Ein großer Teil der Versicherungsvorstände hierzulande kann sich allerdings entspannt zurücklehnen. Die Zahl der IFRS-Bilanzierer in Deutschland ist überschaubar, auch wenn ein beträchtlicher Marktanteil auf sie entfällt. Allianz, Munich Re, Talanx und ihre Tochter Hannover Rück, die R+V, der W&W-Konzern sowie die Deutsche Familienversicherung gehören dazu. Axa, Generali und Zurich sind über ihre Mütter in Paris, Triest und Zürich ebenfalls dabei. Die Gruppe der IFRS-Bilanzierer im deutschen Versicherungsmarkt ist in den vergangenen Jahren merklich ge­schrumpft. Nicht zuletzt mit Blick auf die Einführung von IFRS 17 haben sich diverse Anbieter wie HUK-Coburg, Gothaer oder SV SparkassenVersicherung von den internationalen Bilanzierungsstandards wieder verabschiedet und sind ausschließlich zu HGB zurückgekehrt.

Ob der neue Standard halten wird, was er verspricht?

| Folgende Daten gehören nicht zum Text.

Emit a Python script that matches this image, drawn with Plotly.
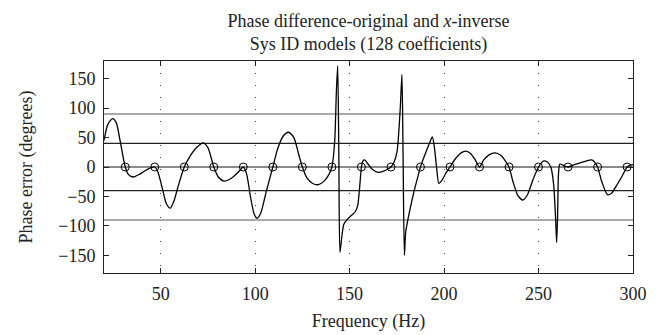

Laut der WTW-Studie zeigen sich 70% der betroffenen Versicherer in Deutschland vom Nutzen von IFRS 17 überzeugt. Die Empfehlung der Berater lautet: Den neuen Standard mehr als Neubeginn denn als Hürde begreifen und die Neuerung als Programm zur Transformation von Prozessen im Finanzressort auffassen. Durch höheres Vertrauen von Investoren und durch bessere Einblicke ins eigene Geschäft könnten die Versicherer profitieren.